Okay, not that long but today’s topic is about novel length, especially in my chosen genre of epic/high fantasy. But if I get the Beatles stuck in your head, I happily take the blame.
So, when I started writing novels (back in 2006), I really didn’t consider things such as word count. I was writing short stories mainly, usually by hand, so I worried more about pages than word count. And whether or not the story was complete, all plot points hit, and if my best friends liked it.
But in 2006, I was introduced to NaNoWriMo by a classmate. She was between majors and had decided that week she wanted to be an author. In early October she told me about NaNoWriMo, and wanted me to join her. Write a novel? Why not?
For those who don’t know about NaNoWriMo (if you exist), it is a challenge to write a novel in a month. And by a novel, they mean 50,000 words. I had no idea what that meant page-wise or paperback thickness-wise so I went with it.
And when I passed the 50k mark in my novel and wasn’t done yet, I panicked. What did I do wrong? Why was my novel not even halfway done and yet I had reached that limit? Everything seemed to be necessary and not extraneous but maybe I wasn’t sure how to read my own writing.
So I dropped that novel. And, when I decided to do more WriMo-related challenges, I actually did research.
Most of my favorite fantasy novels are well over 50k. Sanderson, Lynch, Martin… They write tomes that, when I read, feel as if they are as short as pamphlets. And most of those books are hundreds of thousands of words. So no, I did nothing wrong in my first NaNoWriMo (length-wise, anyway. Stylistic and technical? Eeeeh.).
Which, as I research publishing, leads to a fun little conundrum. Everything you read will tell you that you should submit a first (fantasy) novel that is no longer than 120k. Which is doable, but sometimes hard to adhere to in some of my stories.
The novel I am working on for publication – The Final Rose – is currently at 140k and only will get longer. I could easily see it going to 200k and beyond. Are the words going to be tight and necessary? To the best of my ability. Does that mean it is too long and out of luck? Maybe not.
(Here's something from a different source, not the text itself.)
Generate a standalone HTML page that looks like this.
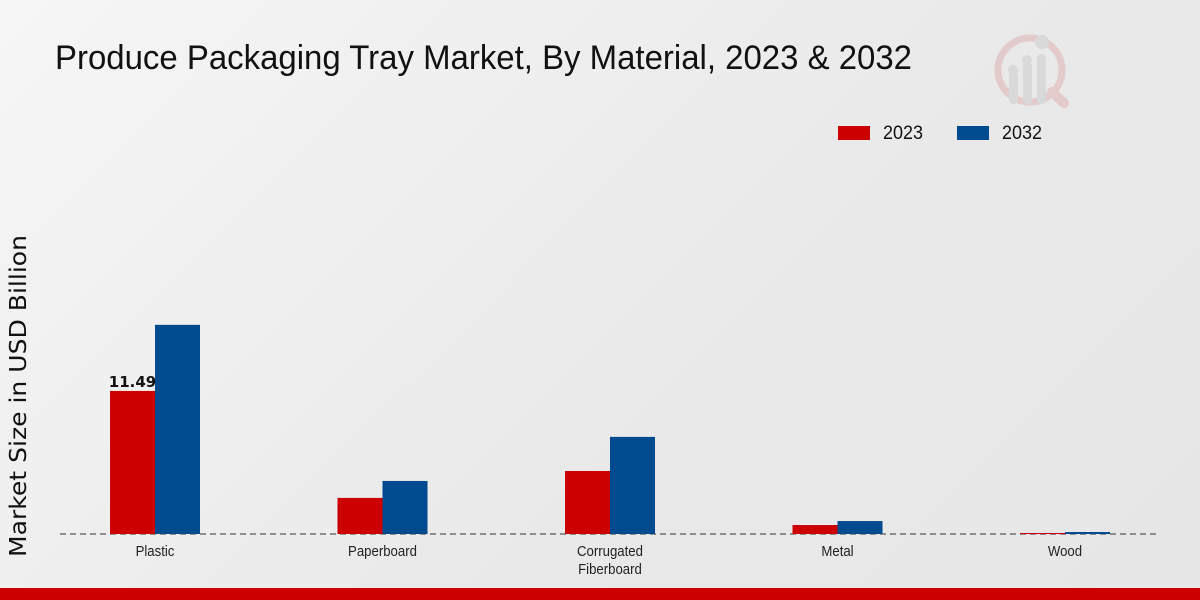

But that’s my problem to figure out. The best I can do is finish, edit, revise, perfect and write an awesome query to hook the right agent.
My other plan, if The Final Rose becomes that long, is to start submitting some of my short fiction to gain publication credits. I know that if the query hooks the agent and the writing is good enough for them to want to take a chance, the word count won’t matter as much. But I think having a few publishing credits under my belt will give them a bit more security in the fact that someone wants to read my writing.